| Exercise inputs |
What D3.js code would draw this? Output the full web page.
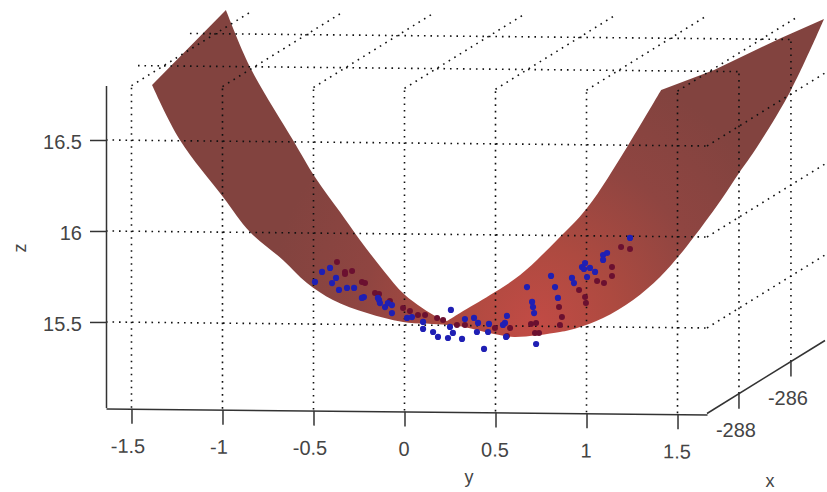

...

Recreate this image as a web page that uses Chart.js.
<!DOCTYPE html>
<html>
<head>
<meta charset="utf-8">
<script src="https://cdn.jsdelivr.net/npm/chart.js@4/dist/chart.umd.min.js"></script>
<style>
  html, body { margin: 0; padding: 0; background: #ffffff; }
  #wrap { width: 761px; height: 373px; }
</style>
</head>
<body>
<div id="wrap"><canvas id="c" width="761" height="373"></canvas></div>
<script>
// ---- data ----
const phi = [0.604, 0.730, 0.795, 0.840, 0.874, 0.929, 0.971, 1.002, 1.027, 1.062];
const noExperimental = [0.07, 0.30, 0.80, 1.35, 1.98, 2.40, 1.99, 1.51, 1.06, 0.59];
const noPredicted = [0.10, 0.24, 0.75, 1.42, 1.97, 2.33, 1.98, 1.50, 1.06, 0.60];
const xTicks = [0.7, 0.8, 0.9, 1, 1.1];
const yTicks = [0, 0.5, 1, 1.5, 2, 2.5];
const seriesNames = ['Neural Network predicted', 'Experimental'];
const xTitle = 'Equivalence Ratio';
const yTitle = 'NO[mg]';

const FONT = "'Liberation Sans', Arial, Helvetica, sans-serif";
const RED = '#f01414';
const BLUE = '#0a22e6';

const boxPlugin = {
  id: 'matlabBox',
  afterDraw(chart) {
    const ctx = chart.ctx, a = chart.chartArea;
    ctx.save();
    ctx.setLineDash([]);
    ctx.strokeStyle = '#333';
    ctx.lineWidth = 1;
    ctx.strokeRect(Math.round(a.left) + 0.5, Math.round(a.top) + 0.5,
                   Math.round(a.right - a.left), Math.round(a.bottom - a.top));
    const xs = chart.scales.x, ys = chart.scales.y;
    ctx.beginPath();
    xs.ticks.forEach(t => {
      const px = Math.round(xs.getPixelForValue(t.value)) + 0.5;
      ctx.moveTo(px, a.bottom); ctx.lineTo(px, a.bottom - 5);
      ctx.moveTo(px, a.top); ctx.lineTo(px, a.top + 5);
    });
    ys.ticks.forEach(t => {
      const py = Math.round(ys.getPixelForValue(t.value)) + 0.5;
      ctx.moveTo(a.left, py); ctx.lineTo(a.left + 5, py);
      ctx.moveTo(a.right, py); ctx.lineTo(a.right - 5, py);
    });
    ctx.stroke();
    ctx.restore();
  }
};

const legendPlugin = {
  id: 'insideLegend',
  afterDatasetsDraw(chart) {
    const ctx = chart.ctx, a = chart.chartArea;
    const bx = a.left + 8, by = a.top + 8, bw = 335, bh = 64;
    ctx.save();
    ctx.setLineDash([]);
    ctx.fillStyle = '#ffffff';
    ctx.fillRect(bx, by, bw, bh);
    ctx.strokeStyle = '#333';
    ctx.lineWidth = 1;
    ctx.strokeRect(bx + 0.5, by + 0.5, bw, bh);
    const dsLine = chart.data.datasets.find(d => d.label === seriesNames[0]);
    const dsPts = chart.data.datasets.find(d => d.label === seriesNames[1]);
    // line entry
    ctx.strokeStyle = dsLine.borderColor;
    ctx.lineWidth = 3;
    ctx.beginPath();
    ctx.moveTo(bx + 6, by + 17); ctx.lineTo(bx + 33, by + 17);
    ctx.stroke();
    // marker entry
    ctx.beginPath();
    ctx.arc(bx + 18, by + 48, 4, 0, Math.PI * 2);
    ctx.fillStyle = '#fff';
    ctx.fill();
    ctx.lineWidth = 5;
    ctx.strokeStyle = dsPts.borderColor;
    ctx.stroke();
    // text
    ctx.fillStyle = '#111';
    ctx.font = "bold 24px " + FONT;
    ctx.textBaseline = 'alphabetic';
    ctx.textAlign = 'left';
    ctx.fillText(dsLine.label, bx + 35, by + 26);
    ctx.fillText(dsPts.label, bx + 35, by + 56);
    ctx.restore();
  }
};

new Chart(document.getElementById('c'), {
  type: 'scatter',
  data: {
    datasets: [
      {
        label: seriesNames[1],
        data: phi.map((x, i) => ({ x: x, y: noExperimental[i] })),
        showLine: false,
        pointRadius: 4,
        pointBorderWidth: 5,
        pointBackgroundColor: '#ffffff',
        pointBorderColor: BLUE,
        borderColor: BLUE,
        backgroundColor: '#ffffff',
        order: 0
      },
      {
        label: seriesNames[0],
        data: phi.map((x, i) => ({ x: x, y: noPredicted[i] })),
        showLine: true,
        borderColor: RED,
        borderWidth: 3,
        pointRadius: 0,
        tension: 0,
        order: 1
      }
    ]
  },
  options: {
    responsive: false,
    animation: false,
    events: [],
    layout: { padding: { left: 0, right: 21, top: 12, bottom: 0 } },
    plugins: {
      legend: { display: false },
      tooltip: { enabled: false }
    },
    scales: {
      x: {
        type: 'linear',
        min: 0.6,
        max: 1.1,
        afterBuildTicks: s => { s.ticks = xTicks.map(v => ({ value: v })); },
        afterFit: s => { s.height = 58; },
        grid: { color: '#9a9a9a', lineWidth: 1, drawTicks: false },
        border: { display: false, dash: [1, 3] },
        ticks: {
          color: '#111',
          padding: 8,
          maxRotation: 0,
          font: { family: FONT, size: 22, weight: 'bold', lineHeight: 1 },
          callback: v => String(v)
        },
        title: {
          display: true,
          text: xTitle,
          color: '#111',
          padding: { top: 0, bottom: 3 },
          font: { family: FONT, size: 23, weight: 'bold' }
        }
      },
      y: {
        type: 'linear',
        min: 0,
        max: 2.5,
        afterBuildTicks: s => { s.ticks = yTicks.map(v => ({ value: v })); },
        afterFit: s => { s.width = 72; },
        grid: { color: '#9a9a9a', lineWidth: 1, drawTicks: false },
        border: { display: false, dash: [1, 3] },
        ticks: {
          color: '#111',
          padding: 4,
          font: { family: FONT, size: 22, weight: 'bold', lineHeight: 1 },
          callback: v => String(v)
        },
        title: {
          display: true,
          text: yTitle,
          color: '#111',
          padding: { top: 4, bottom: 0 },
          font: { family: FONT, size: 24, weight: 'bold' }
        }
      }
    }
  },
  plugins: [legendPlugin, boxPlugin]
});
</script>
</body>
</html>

| Exercise directions |
Using the entries above, repeat only the lines from the one containing "Recreate this image" through the one containing "const BLUE = '#0a22e6';", end lines included.

| Task output |
Recreate this image as a web page that uses Chart.js.
<!DOCTYPE html>
<html>
<head>
<meta charset="utf-8">
<script src="https://cdn.jsdelivr.net/npm/chart.js@4/dist/chart.umd.min.js"></script>
<style>
  html, body { margin: 0; padding: 0; background: #ffffff; }
  #wrap { width: 761px; height: 373px; }
</style>
</head>
<body>
<div id="wrap"><canvas id="c" width="761" height="373"></canvas></div>
<script>
// ---- data ----
const phi = [0.604, 0.730, 0.795, 0.840, 0.874, 0.929, 0.971, 1.002, 1.027, 1.062];
const noExperimental = [0.07, 0.30, 0.80, 1.35, 1.98, 2.40, 1.99, 1.51, 1.06, 0.59];
const noPredicted = [0.10, 0.24, 0.75, 1.42, 1.97, 2.33, 1.98, 1.50, 1.06, 0.60];
const xTicks = [0.7, 0.8, 0.9, 1, 1.1];
const yTicks = [0, 0.5, 1, 1.5, 2, 2.5];
const seriesNames = ['Neural Network predicted', 'Experimental'];
const xTitle = 'Equivalence Ratio';
const yTitle = 'NO[mg]';

const FONT = "'Liberation Sans', Arial, Helvetica, sans-serif";
const RED = '#f01414';
const BLUE = '#0a22e6';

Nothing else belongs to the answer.